How to make a thanksgiving turkey

  • One 11-pound turkey, thawed
  • 6 tablespoons unsalted butter, cut into 1 Tablespoon pats
  • 1 1/2 yellow onions, peeled and halved
  • 4 garlic cloves, peeled
  • 2 teaspoons salt
  • 2 teaspoons dried thyme
  • 1 teaspoon dried sage
  • 1/2 teaspoon paprika
  • 1/2 teaspoon pepper
  • 1/2 teaspoon ground mustard

Preheat your oven to 325 degrees F.  In a bowl, combine the salt, thyme, sage, paprika, pepper, and ground mustard until evenly incorporated.  Use a few paper towels to dry off the skin of the bird and inside the cavity.  Lift the skin over the turkey breast (on the side closest to the legs) and slide your hand under the skin separating it from the breast meat.
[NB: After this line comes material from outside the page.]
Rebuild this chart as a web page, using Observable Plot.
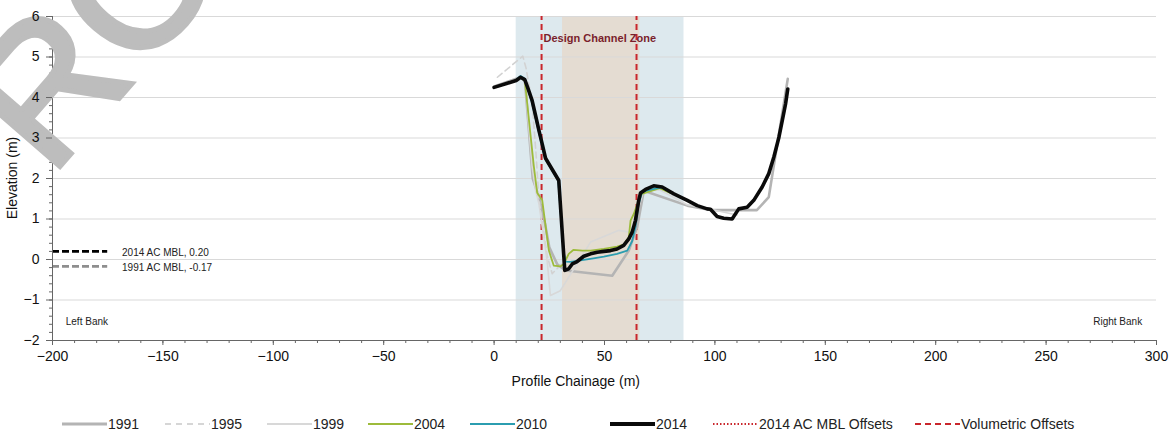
<!DOCTYPE html>
<html>
<head>
<meta charset="utf-8">
<script src="https://cdn.jsdelivr.net/npm/d3@7"></script>
<script src="https://cdn.jsdelivr.net/npm/@observablehq/plot@0.6"></script>
<style>
  body { margin: 0; background: #fff; font-family: 'Liberation Sans', Arial, sans-serif; }
  #legend { position: relative; width: 1173px; height: 37px; font-size: 14px; color: #222; }
  .item { position: absolute; top: 15px; height: 18px; display: flex; align-items: center; white-space: nowrap; }
  .item svg { margin-right: 1px; }
</style>
</head>
<body>
<div id="chart"></div>
<div id="legend"></div>
<script>
// ---------- data ----------
const xTicksMajor = [-200, -150, -100, -50, 0, 50, 100, 150, 200, 250, 300];
const yTicksMajor = [-2, -1, 0, 1, 2, 3, 4, 5, 6];

const zoneOuter = [10, 86];      // light blue zone
const zoneInner = [31, 66];      // brown design channel zone
const volumetricOffsets = [21.5, 64.5];

const mbl2014 = 0.20;
const mbl1991 = -0.17;

const s1991 = [[0,4.27],[12,4.5],[14,4.4],[17.5,2.0],[20.3,1.54],[23,0.9],[25,0.3],[28.6,-0.12],[32.4,-0.27],[53.5,-0.4],[61,0.22],[64.8,0.8],[67.8,1.7],[87.5,1.33],[98,1.22],[119,1.22],[124.4,1.54],[133,4.46]];
const s1995 = [[1.5,4.5],[13,5.02],[14.5,4.72],[15.5,4.4],[17.2,3.9],[19,2.6],[20.3,1.5],[24,0.1],[26.3,-0.35],[30.8,-0.1],[33,-0.05]];
const s1999 = [[12,4.5],[13.9,4.45],[17.2,2.3],[18.8,1.7],[20.3,1.38],[24,-0.02],[25.5,-0.89],[30,-0.77],[43.7,0.43],[56.5,0.72],[61.8,0.67],[64,1.04],[67.8,1.7],[75,1.72],[87.5,1.35],[98,1.24],[110,1.1]];
const s2004 = [[10,4.42],[12,4.5],[13.9,4.42],[18,2.3],[19.5,1.65],[21.8,1.46],[24.8,0.22],[27,-0.15],[30,-0.17],[31.6,-0.11],[33.8,0.14],[36,0.24],[40,0.22],[43.7,0.22],[49.7,0.26],[55.7,0.32],[58.7,0.37],[61,0.55],[61.8,0.96],[63.3,1.13],[65.5,1.46],[67,1.62],[71.6,1.7],[75,1.76],[80,1.64]];
const s2010 = [[10,4.44],[12,4.53],[13.9,4.46],[17,3.9],[20,3.2],[23,2.5],[29,1.95],[31.5,0.2],[32.3,-0.05],[34.6,-0.06],[40.6,-0.01],[45,0.03],[49.7,0.07],[55.7,0.14],[60.3,0.22],[62.5,0.45],[64,0.8],[65.5,1.37],[67,1.66],[69,1.7],[73.9,1.76],[76,1.78],[81,1.63]];
const s2014 = [[0,4.25],[6,4.35],[10,4.42],[12,4.5],[13.9,4.44],[15.5,4.2],[17.2,3.93],[18.8,3.55],[20.3,3.19],[21.8,2.85],[23.3,2.5],[29.3,1.95],[32,-0.27],[33.8,-0.23],[35.4,-0.11],[37.6,-0.05],[40.6,0.08],[43.7,0.14],[46.7,0.18],[49.7,0.2],[52.7,0.22],[55.7,0.26],[58.7,0.35],[61,0.51],[62.5,0.67],[64,0.96],[65.5,1.46],[66.3,1.64],[68.6,1.73],[72.3,1.82],[76.1,1.79],[81.4,1.62],[87.5,1.46],[92,1.33],[96.5,1.25],[98,1.24],[101,1.06],[104,1.02],[107.8,1.0],[110.8,1.25],[114.6,1.29],[117.6,1.46],[121.4,1.79],[124.4,2.12],[126.7,2.53],[129,3.02],[130.5,3.43],[132,3.84],[133,4.21]];

const seriesStyle = [
  {name: "1991", data: s1991, stroke: "#b4b4b4", width: 2.6, dash: null},
  {name: "1995", data: s1995, stroke: "#d2d2d2", width: 1.6, dash: "6,4"},
  {name: "1999", data: s1999, stroke: "#d8d8d8", width: 1.6, dash: null},
  {name: "2004", data: s2004, stroke: "#9dbb3b", width: 1.8, dash: null},
  {name: "2010", data: s2010, stroke: "#2b9db0", width: 1.8, dash: null},
  {name: "2014", data: s2014, stroke: "#0a0a0a", width: 3.6, dash: null}
];

const X = d => d[0], Y = d => d[1];
const noLabel = () => "";

const chart = Plot.plot({
  width: 1173, height: 400,
  marginLeft: 52, marginRight: 17, marginTop: 16, marginBottom: 60,
  x: {domain: [-200, 300]},
  y: {domain: [-2, 6]},
  style: {fontFamily: "'Liberation Sans', Arial, sans-serif", fontSize: "14px", color: "#111", background: "#fff"},
  marks: [
    Plot.rectX([zoneOuter], {x1: d => d[0], x2: d => d[1], y1: -2, y2: 6, fill: "#dde9ee"}),
    Plot.rectX([zoneInner], {x1: d => d[0], x2: d => d[1], y1: -2, y2: 6, fill: "#e4dcd2"}),
    Plot.gridY(yTicksMajor, {stroke: "#d9d9d9", strokeOpacity: 1, strokeWidth: 1}),
    Plot.ruleX(volumetricOffsets, {y1: -2, y2: 6, stroke: "#c9262c", strokeWidth: 2, strokeDasharray: "6,4"}),
    ...seriesStyle.map(s => Plot.line(s.data, {x: X, y: Y, stroke: s.stroke, strokeWidth: s.width, strokeDasharray: s.dash, strokeLinejoin: "round"})),
    // MBL legend lines inside chart
    Plot.ruleY([mbl2014], {x1: -200, x2: -175, stroke: "#000", strokeWidth: 2.6, strokeDasharray: "7,3"}),
    Plot.ruleY([mbl1991], {x1: -200, x2: -175, stroke: "#8e8e8e", strokeWidth: 2.6, strokeDasharray: "7,3"}),
    Plot.text([`2014 AC MBL, ${mbl2014.toFixed(2)}`], {x: -168.5, y: mbl2014, text: d => d, textAnchor: "start", fontSize: 10, fill: "#222", dy: 1}),
    Plot.text([`1991 AC MBL, ${mbl1991.toFixed(2)}`], {x: -168.5, y: mbl1991, text: d => d, textAnchor: "start", fontSize: 10, fill: "#222", dy: 1}),
    Plot.text(["Left Bank"], {x: -194, y: -1.53, text: d => d, textAnchor: "start", fontSize: 10, fill: "#222"}),
    Plot.text(["Right Bank"], {x: 293.5, y: -1.53, text: d => d, textAnchor: "end", fontSize: 10, fill: "#222"}),
    Plot.text(["Design Channel Zone"], {x: 22.4, y: 5.45, text: d => d, textAnchor: "start", fontSize: 11, fontWeight: "bold", fill: "#7a1f2c"}),
    // axes
    Plot.axisX(d3.range(-200, 301, 10), {tickSize: 3, tickFormat: noLabel, stroke: "#666", label: null}),
    Plot.axisX(xTicksMajor, {tickSize: 5, tickPadding: 6, stroke: "#666", label: null, fontSize: 14}),
    Plot.axisY(d3.range(-2, 6.01, 0.2).map(v => +v.toFixed(1)), {tickSize: 3, tickFormat: noLabel, stroke: "#666", label: null}),
    Plot.ruleY([-2], {stroke: "#666"}),
    Plot.ruleX([-200], {stroke: "#666"}),
    Plot.text(["Profile Chainage (m)"], {x: 37, y: -2, dy: 41, text: d => d, fontSize: 14, fill: "#111"})
  ]
});
document.getElementById("chart").appendChild(chart);

const svg = d3.select(chart);
// watermark (drawn over the plot area, under the y tick labels)
svg.append("text")
  .attr("transform", "translate(50,178) rotate(-49)")
  .attr("text-anchor", "start")
  .attr("font-family", "'Liberation Sans', Arial, sans-serif")
  .attr("font-size", 185)
  .attr("fill", "#bdbdbd")
  .attr("stroke", "#bdbdbd")
  .attr("stroke-width", 5)
  .text("ROUGH");

// major y axis on top of the watermark
const yAxis = Plot.plot({
  width: 1173, height: 400,
  marginLeft: 52, marginRight: 17, marginTop: 16, marginBottom: 60,
  y: {domain: [-2, 6]},
  style: {fontFamily: "'Liberation Sans', Arial, sans-serif", fontSize: "14px", color: "#111"},
  marks: [Plot.axisY(yTicksMajor, {tickSize: 6, tickPadding: 7, stroke: "#666", label: null, fontSize: 14})]
});
d3.select(yAxis).selectAll(":scope > g").each(function() { chart.appendChild(this); });

svg.append("text")
  .attr("transform", "translate(17,178) rotate(-90)")
  .attr("text-anchor", "middle")
  .attr("font-size", 14)
  .attr("fill", "#111")
  .text("Elevation (m)");

// legend
const legendItems = [
  {label: "1991", left: 62, stroke: "#b4b4b4", width: 3, dash: null},
  {label: "1995", left: 165, stroke: "#d6d6d6", width: 2, dash: "6,5"},
  {label: "1999", left: 267, stroke: "#d8d8d8", width: 2, dash: null},
  {label: "2004", left: 368, stroke: "#9dbb3b", width: 2, dash: null},
  {label: "2010", left: 470, stroke: "#2b9db0", width: 2, dash: null},
  {label: "2014", left: 610, stroke: "#0a0a0a", width: 4, dash: null},
  {label: "2014 AC MBL Offsets", left: 713, stroke: "#c9262c", width: 2, dash: "1.5,2"},
  {label: "Volumetric Offsets", left: 915, stroke: "#c9262c", width: 2, dash: "6,4"}
];
const legend = d3.select("#legend");
legendItems.forEach(it => {
  const div = legend.append("div").attr("class", "item").style("left", it.left + "px");
  const sw = div.append("svg").attr("width", 45).attr("height", 10);
  sw.append("line").attr("x1", 0).attr("x2", 45).attr("y1", 5).attr("y2", 5)
    .attr("stroke", it.stroke).attr("stroke-width", it.width)
    .attr("stroke-dasharray", it.dash);
  div.append("span").text(it.label);
});
</script>
</body>
</html>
Do this on both sides of the breast.  Insert three pats of butter under the skin on one side fo the turkey breast spreading them around evenly. Repeat on the other side.  Sprinkle the dry rub all over the turkey – breast, legs, wings, anything you can see. Using your hands press the rub into the skin a little. If you have any extra rub sprinkle it inside the cavity.  Place the onion halves and garlic cloves inside the turkey’s cavity.  Transfer the bird to your roasting pan.  Take a good sized piece of foil and place it over the turkey breast. (You want to make sure to the foil piece is big enough to fit over the whole breast.) Press down and mold the foil to the breast., let the ends stick out if the foil’s a bit big.  Place the turkey in the oven and roast for 2 hours. Carefully remove the foil from the turkey. Increase the oven temperature to 400 degrees and cook the turkey for another hour, or until the internal temperature of the breast reaches 165 degrees F and the skin is golden and crispy.  Remove the turkey from the oven and let it rest briefly before carving.